▶ [Stated problem]: Below are entries. Give back exactly the lines from the one containing "Give me the D3.js source for this chart." through the one containing "const fmt = v", inclusive, without the pictures.

------------------------------------------------------------

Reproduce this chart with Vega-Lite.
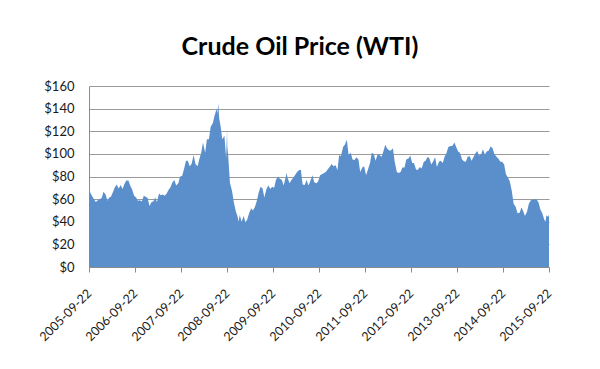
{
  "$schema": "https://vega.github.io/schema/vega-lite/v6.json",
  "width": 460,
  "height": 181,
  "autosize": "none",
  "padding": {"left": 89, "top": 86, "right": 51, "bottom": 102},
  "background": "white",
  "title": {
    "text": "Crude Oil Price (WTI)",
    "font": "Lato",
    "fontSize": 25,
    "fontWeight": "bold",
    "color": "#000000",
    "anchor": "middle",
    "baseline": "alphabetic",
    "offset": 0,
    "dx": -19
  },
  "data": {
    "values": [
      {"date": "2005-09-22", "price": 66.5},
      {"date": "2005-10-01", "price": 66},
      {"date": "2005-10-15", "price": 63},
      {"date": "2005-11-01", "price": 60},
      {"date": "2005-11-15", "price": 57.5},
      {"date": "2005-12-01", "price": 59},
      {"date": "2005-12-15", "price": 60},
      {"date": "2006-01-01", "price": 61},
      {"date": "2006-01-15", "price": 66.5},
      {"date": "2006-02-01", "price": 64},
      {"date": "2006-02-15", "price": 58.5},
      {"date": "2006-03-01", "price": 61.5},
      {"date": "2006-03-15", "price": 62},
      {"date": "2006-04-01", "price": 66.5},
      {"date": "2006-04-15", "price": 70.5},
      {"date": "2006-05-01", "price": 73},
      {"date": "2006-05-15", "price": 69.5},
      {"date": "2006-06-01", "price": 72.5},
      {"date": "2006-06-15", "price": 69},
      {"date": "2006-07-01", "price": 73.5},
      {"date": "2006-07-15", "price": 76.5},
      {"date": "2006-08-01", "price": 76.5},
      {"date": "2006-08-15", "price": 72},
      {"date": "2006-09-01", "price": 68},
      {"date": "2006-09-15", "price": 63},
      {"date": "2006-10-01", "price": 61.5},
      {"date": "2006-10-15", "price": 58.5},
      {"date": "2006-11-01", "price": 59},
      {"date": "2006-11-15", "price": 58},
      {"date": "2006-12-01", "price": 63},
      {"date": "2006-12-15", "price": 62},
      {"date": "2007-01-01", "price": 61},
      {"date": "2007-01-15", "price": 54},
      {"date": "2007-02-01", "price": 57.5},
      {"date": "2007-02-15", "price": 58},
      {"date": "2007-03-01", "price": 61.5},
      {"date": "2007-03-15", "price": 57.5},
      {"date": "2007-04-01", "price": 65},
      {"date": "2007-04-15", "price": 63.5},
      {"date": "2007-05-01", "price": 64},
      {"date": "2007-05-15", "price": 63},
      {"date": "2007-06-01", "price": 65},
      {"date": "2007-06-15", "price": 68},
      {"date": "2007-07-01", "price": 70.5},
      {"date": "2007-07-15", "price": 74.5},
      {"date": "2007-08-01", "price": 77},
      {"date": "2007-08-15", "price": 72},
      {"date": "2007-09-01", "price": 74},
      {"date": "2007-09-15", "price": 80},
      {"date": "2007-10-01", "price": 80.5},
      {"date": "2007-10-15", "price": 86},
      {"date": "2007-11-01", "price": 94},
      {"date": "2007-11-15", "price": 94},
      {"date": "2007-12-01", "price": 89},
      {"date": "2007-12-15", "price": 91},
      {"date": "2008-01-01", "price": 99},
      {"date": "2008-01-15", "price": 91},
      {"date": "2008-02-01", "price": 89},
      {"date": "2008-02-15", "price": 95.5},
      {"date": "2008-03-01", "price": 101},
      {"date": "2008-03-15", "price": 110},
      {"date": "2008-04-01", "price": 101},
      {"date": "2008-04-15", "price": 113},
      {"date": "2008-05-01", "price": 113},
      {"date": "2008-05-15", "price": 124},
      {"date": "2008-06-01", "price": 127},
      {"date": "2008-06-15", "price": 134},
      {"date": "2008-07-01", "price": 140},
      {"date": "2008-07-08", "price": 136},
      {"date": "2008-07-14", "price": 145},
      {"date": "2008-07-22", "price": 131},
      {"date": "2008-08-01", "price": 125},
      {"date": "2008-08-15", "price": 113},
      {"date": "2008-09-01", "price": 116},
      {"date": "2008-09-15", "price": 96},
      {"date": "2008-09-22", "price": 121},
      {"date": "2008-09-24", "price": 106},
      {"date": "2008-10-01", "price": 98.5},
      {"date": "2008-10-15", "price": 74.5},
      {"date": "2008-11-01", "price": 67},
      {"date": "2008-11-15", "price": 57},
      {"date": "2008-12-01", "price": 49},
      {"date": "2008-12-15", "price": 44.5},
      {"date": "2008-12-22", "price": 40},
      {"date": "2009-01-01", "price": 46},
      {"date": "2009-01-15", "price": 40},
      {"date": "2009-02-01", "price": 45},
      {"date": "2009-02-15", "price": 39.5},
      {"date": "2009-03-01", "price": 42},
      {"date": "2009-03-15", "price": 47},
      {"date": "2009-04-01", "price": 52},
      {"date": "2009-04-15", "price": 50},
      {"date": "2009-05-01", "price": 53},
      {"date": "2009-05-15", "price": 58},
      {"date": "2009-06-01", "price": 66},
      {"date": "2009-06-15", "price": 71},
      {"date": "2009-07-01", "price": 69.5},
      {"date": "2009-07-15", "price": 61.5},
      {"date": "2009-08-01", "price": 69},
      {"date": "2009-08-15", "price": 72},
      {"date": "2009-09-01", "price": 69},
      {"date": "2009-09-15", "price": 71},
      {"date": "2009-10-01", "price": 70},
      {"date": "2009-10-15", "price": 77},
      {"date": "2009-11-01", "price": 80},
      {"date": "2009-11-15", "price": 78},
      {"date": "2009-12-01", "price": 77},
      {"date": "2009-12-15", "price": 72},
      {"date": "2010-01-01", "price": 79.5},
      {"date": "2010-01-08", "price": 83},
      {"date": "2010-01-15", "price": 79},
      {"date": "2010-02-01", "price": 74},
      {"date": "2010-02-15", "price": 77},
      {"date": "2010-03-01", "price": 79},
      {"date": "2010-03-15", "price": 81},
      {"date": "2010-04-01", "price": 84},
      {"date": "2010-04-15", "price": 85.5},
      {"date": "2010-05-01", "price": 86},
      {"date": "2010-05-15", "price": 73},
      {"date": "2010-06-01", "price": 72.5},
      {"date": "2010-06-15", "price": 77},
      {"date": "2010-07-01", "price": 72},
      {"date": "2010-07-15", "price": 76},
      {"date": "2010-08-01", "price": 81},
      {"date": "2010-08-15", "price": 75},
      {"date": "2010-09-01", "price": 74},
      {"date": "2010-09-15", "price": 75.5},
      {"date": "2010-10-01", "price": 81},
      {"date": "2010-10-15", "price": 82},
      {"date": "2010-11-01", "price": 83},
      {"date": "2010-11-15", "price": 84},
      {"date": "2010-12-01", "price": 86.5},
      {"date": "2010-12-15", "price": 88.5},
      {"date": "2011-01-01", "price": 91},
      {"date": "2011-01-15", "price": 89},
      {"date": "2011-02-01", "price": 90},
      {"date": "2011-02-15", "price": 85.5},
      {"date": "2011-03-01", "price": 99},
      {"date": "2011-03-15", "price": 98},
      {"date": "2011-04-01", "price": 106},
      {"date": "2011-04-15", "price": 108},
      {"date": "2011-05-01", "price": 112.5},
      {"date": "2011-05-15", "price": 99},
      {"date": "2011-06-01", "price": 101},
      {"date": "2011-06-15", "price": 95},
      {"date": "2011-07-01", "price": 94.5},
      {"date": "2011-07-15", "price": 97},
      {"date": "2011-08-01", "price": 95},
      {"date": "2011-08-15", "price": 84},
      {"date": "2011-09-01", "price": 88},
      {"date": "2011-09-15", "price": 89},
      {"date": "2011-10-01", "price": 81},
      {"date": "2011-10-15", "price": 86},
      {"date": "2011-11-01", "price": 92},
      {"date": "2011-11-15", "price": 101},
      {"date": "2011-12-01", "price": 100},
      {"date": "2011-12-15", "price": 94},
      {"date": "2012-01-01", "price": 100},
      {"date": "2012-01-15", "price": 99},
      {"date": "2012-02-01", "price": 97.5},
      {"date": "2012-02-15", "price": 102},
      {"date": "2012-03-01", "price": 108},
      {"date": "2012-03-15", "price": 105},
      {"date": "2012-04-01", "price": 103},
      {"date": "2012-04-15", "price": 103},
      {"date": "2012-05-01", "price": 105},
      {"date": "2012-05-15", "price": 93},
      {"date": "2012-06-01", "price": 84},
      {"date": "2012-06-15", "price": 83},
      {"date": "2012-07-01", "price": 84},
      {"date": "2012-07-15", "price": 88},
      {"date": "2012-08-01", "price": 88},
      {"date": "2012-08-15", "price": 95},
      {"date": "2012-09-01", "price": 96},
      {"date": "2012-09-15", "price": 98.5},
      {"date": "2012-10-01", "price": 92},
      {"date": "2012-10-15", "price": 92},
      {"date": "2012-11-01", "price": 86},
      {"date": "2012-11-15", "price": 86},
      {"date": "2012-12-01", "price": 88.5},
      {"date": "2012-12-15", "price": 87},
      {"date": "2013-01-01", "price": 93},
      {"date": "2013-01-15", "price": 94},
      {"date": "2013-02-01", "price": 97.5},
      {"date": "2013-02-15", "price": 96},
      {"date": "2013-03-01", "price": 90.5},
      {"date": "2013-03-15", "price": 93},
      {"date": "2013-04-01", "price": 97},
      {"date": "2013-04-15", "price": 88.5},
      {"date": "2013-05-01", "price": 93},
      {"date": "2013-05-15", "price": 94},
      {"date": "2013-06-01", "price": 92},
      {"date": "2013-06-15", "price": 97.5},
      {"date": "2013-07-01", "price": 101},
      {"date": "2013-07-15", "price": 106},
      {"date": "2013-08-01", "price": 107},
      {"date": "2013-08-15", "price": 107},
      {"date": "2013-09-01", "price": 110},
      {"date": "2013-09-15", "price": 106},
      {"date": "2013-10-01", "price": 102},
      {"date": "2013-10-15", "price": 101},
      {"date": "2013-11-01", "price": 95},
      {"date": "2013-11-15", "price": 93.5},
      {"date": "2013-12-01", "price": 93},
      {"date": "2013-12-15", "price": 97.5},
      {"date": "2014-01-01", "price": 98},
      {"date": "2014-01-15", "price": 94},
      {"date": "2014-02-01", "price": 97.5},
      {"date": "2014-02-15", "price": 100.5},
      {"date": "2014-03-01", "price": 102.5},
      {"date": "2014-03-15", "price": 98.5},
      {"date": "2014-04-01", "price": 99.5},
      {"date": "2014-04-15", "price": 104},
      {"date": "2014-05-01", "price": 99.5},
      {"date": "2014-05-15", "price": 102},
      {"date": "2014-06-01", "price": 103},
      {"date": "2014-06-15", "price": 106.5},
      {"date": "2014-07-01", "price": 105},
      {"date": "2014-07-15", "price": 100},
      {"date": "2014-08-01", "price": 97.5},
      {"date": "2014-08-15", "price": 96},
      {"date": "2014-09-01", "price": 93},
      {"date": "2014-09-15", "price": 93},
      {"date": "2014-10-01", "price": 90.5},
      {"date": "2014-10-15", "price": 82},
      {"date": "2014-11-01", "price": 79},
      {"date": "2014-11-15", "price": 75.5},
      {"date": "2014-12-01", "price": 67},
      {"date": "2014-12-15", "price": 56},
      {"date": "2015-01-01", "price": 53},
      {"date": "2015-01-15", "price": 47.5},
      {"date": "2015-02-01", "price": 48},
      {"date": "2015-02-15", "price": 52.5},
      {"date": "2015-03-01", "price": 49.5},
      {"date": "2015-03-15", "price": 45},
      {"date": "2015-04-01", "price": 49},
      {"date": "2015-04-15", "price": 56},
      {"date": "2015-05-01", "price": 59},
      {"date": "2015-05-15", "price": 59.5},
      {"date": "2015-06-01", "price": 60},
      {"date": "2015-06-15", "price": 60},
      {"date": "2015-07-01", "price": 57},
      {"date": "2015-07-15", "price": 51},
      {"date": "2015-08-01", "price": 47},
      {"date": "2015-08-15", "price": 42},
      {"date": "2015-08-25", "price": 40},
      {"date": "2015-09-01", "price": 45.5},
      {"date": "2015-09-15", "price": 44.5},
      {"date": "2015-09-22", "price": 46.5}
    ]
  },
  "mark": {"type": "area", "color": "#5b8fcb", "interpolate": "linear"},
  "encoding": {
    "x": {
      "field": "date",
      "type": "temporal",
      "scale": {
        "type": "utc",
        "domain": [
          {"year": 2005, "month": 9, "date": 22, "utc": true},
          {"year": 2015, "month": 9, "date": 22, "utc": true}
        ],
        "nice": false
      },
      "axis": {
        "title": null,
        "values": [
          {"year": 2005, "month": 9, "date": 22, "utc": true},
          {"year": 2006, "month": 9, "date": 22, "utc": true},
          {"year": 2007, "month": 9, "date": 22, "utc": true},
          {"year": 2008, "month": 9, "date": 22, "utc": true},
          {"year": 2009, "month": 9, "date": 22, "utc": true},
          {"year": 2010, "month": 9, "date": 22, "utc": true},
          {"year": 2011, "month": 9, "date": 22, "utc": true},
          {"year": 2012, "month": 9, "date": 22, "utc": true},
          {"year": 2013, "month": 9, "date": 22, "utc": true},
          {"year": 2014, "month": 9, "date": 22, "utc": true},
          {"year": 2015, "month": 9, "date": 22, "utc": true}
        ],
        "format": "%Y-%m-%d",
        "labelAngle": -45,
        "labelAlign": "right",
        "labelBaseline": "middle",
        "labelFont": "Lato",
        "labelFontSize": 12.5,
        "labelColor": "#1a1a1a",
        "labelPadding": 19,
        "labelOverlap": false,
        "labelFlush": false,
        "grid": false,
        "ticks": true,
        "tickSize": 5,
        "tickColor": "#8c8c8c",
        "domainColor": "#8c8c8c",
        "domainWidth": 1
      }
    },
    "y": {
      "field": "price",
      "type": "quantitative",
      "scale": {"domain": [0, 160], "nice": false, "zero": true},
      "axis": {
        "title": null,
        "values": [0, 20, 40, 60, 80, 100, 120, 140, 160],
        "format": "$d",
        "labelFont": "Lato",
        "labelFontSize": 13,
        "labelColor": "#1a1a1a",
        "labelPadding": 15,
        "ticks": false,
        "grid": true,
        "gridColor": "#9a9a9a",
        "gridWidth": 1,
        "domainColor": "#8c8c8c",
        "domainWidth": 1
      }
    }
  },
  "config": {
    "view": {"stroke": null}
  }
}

------------------------------------------------------------

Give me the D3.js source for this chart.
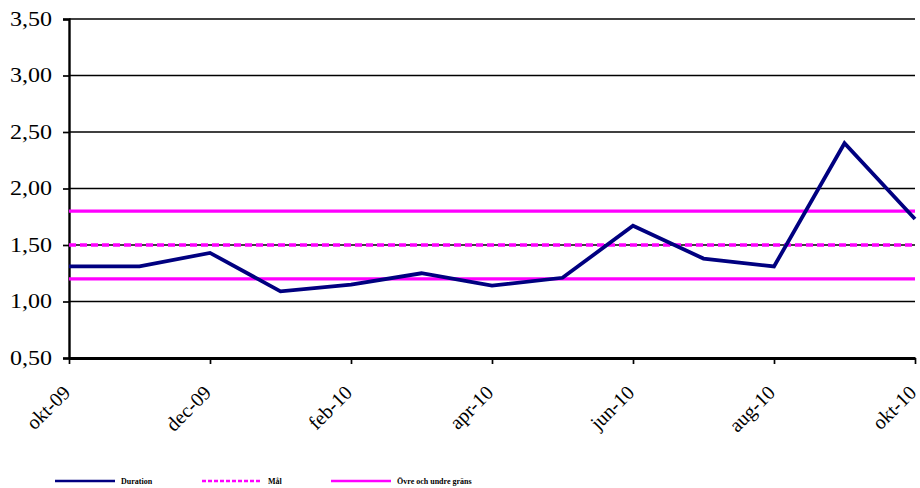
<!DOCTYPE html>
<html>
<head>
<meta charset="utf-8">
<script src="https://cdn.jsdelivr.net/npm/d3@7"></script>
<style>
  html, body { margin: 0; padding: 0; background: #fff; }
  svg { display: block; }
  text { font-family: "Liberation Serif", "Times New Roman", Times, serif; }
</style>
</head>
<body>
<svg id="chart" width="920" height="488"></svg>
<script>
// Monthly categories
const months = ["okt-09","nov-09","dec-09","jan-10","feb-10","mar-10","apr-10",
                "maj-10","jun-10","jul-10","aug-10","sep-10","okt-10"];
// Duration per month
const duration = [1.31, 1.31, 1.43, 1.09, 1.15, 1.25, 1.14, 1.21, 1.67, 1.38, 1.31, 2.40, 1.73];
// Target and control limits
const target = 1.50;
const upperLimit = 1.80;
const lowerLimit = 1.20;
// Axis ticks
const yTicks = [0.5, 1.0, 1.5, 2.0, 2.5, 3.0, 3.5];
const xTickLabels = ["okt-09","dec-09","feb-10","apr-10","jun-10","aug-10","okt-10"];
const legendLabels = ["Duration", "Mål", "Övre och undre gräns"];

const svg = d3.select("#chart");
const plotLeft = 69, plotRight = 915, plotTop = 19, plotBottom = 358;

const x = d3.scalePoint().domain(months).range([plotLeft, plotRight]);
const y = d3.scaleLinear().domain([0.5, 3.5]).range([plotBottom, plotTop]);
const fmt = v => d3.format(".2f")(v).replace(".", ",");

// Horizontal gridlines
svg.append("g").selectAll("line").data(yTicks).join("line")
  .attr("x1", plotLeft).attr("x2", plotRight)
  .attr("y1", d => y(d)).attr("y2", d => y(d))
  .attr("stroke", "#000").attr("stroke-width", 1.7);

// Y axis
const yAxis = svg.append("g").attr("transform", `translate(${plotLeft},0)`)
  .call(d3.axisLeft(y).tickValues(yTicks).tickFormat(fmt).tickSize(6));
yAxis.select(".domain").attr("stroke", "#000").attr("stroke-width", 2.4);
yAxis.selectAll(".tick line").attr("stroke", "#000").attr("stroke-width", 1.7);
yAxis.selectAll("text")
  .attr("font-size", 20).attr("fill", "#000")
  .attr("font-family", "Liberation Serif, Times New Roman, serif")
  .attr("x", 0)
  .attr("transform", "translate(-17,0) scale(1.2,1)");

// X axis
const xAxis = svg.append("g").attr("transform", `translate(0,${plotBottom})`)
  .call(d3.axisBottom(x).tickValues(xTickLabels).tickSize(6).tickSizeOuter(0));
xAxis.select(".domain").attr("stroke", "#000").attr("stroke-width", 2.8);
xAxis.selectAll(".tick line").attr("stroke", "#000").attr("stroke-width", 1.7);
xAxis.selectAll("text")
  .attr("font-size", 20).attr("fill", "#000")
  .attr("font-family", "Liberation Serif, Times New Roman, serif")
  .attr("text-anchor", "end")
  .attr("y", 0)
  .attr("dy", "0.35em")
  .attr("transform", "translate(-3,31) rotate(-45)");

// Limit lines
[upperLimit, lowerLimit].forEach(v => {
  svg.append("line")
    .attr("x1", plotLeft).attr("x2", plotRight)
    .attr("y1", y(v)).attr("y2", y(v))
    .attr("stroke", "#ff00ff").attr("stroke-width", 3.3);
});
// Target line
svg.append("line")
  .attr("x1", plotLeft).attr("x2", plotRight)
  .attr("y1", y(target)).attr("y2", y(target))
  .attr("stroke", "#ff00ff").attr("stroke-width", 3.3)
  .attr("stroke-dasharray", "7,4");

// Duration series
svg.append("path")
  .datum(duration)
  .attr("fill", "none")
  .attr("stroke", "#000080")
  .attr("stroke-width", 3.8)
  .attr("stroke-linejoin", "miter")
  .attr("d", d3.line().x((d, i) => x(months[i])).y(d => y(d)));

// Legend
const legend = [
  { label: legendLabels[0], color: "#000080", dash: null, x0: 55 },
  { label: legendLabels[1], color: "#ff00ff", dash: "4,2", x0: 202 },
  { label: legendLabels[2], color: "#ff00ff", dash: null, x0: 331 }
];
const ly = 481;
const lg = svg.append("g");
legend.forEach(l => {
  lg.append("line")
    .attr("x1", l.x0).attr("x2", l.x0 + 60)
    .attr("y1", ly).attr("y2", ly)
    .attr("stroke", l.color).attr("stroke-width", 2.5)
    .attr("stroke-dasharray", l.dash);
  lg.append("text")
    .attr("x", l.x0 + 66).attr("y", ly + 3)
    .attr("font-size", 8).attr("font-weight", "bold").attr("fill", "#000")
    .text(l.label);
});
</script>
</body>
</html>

------------------------------------------------------------

▶ [Correct result]:
Give me the D3.js source for this chart.
<!DOCTYPE html>
<html>
<head>
<meta charset="utf-8">
<script src="https://cdn.jsdelivr.net/npm/d3@7"></script>
<style>
  html, body { margin: 0; padding: 0; background: #fff; }
  svg { display: block; }
  text { font-family: "Liberation Serif", "Times New Roman", Times, serif; }
</style>
</head>
<body>
<svg id="chart" width="920" height="488"></svg>
<script>
// Monthly categories
const months = ["okt-09","nov-09","dec-09","jan-10","feb-10","mar-10","apr-10",
                "maj-10","jun-10","jul-10","aug-10","sep-10","okt-10"];
// Duration per month
const duration = [1.31, 1.31, 1.43, 1.09, 1.15, 1.25, 1.14, 1.21, 1.67, 1.38, 1.31, 2.40, 1.73];
// Target and control limits
const target = 1.50;
const upperLimit = 1.80;
const lowerLimit = 1.20;
// Axis ticks
const yTicks = [0.5, 1.0, 1.5, 2.0, 2.5, 3.0, 3.5];
const xTickLabels = ["okt-09","dec-09","feb-10","apr-10","jun-10","aug-10","okt-10"];
const legendLabels = ["Duration", "Mål", "Övre och undre gräns"];

const svg = d3.select("#chart");
const plotLeft = 69, plotRight = 915, plotTop = 19, plotBottom = 358;

const x = d3.scalePoint().domain(months).range([plotLeft, plotRight]);
const y = d3.scaleLinear().domain([0.5, 3.5]).range([plotBottom, plotTop]);
const fmt = v => d3.format(".2f")(v).replace(".", ",");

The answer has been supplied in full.